> [What you have to do] Gather all lines in the entries below that include the word "this".

[Entries taken from a collection]
........

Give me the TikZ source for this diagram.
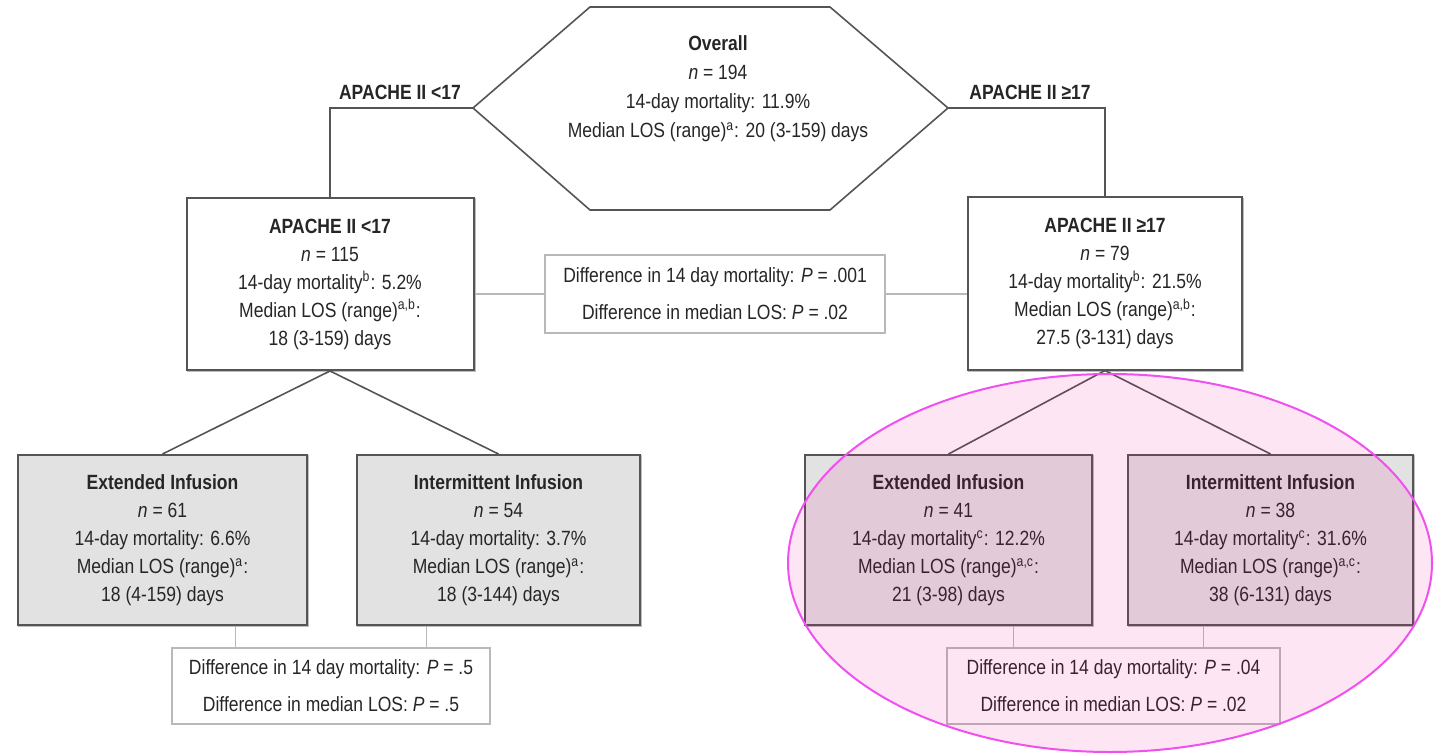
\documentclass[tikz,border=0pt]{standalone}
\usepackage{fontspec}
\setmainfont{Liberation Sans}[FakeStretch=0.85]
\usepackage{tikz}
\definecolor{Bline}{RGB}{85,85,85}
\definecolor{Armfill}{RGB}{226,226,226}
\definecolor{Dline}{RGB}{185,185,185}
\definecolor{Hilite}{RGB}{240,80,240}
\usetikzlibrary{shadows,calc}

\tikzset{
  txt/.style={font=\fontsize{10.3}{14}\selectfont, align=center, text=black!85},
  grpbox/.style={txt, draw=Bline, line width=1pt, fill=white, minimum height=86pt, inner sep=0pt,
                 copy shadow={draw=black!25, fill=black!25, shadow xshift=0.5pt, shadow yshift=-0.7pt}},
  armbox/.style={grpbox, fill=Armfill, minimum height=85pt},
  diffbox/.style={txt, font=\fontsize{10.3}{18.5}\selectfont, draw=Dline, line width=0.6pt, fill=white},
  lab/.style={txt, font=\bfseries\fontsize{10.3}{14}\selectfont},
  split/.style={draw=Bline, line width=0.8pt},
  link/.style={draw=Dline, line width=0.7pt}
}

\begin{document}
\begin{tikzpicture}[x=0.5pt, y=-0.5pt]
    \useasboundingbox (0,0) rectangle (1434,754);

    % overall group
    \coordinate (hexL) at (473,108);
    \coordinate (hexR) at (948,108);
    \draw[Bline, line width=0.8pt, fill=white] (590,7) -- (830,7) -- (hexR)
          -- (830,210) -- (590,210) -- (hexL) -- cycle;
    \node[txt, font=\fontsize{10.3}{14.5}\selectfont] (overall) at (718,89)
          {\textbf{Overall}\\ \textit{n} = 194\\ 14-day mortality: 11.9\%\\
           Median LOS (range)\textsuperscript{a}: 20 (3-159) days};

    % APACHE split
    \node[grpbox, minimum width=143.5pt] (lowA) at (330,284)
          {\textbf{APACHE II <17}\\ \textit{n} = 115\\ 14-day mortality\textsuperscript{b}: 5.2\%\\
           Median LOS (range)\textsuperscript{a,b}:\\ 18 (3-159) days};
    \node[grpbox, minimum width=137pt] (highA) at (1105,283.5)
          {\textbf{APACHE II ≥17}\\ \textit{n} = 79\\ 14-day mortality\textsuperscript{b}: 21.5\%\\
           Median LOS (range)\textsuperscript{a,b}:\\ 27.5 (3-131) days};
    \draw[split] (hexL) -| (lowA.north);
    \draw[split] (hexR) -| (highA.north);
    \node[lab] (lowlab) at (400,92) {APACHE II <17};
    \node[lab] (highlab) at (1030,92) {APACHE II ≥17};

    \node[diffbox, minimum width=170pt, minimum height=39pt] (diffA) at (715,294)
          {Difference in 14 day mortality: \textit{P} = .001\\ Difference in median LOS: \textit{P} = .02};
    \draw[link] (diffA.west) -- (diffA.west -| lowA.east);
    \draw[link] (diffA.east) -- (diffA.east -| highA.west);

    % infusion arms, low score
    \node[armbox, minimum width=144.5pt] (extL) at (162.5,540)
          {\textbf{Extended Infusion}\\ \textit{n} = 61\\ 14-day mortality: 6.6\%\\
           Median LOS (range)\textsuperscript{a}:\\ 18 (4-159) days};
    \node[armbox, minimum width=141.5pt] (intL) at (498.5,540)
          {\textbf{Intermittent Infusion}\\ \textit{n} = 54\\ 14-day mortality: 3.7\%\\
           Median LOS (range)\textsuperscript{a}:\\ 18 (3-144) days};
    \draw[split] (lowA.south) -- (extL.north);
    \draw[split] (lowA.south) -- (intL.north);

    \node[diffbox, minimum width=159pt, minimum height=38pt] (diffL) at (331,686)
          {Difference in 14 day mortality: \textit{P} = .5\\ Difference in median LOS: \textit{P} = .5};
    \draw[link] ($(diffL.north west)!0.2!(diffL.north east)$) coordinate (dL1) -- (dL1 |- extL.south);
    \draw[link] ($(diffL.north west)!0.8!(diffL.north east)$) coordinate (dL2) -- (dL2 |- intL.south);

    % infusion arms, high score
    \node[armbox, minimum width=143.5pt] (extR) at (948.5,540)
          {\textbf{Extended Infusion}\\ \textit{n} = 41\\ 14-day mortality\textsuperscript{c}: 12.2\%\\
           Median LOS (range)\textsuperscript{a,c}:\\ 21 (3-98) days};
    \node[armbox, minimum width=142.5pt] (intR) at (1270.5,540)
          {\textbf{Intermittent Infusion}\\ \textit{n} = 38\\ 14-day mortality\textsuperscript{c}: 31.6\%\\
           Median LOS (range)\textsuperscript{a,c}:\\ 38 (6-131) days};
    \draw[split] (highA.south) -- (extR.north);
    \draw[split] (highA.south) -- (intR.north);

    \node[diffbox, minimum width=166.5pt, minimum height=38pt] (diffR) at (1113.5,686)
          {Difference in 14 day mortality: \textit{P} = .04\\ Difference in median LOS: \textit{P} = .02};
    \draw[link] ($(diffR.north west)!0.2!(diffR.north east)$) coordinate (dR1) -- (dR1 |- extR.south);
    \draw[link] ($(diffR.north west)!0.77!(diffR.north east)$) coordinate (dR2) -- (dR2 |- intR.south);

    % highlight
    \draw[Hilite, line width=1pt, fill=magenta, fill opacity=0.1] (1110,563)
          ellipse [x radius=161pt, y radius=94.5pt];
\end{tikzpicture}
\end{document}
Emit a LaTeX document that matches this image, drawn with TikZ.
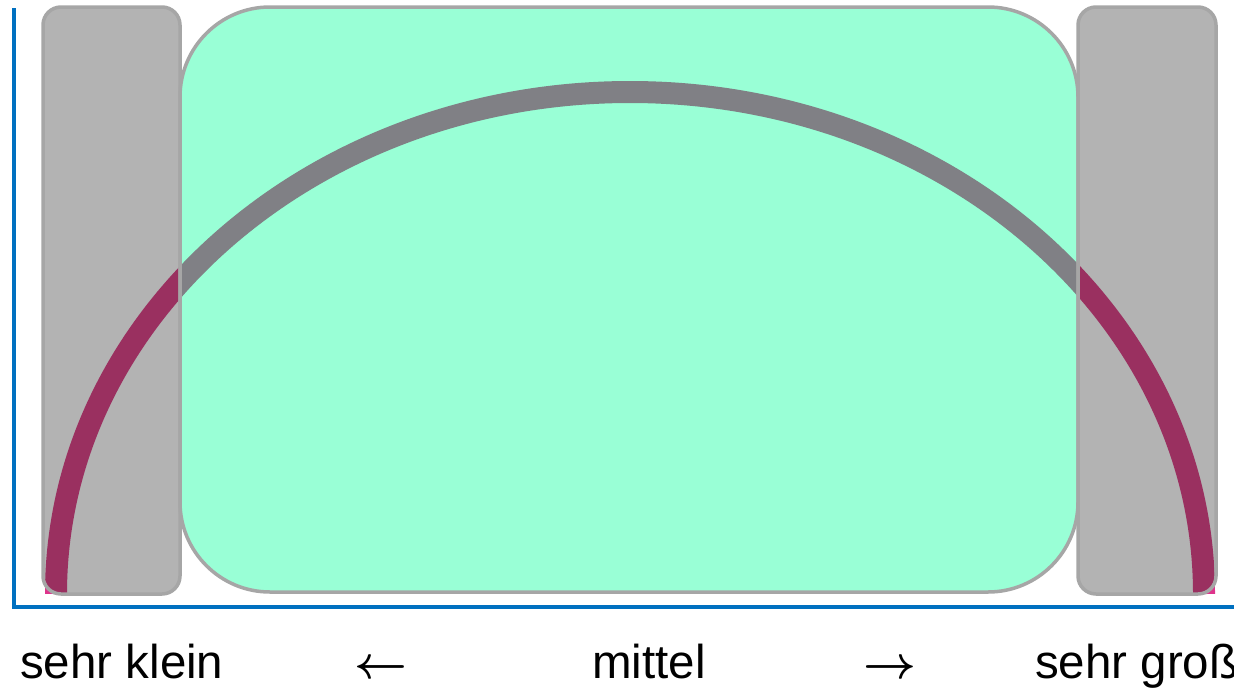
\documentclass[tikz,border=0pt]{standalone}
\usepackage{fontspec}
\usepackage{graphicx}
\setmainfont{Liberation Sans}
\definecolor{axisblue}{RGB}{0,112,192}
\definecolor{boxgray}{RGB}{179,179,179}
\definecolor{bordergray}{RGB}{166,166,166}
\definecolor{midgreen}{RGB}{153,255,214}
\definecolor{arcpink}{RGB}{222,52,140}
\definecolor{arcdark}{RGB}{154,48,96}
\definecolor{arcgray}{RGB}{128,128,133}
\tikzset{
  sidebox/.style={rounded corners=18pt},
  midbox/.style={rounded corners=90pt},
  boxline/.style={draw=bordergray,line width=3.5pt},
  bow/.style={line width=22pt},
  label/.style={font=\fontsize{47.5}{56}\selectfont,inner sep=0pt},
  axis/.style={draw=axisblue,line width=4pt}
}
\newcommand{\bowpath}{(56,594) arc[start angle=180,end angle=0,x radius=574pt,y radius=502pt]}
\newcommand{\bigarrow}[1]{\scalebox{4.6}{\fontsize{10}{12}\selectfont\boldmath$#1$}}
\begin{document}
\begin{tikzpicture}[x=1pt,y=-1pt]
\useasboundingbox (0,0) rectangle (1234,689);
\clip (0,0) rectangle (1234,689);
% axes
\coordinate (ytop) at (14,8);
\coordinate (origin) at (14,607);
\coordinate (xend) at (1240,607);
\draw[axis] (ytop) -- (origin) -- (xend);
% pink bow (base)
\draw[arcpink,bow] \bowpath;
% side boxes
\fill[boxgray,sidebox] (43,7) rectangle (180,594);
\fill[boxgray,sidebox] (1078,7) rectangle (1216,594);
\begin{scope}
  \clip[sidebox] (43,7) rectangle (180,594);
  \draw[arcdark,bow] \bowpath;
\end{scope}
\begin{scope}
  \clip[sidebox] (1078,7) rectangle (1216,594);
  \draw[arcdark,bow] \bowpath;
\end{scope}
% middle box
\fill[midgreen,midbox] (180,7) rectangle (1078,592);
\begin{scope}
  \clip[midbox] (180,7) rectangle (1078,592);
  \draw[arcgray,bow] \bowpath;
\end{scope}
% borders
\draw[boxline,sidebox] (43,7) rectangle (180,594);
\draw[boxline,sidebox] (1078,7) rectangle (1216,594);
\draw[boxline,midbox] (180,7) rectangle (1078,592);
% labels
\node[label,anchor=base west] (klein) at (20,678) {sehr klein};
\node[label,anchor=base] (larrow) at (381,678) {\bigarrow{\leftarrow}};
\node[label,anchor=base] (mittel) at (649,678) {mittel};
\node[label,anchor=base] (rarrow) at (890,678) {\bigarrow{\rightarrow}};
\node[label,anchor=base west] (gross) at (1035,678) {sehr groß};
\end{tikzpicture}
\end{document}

........

> [Worked answer]
Give me the TikZ source for this diagram.
Emit a LaTeX document that matches this image, drawn with TikZ.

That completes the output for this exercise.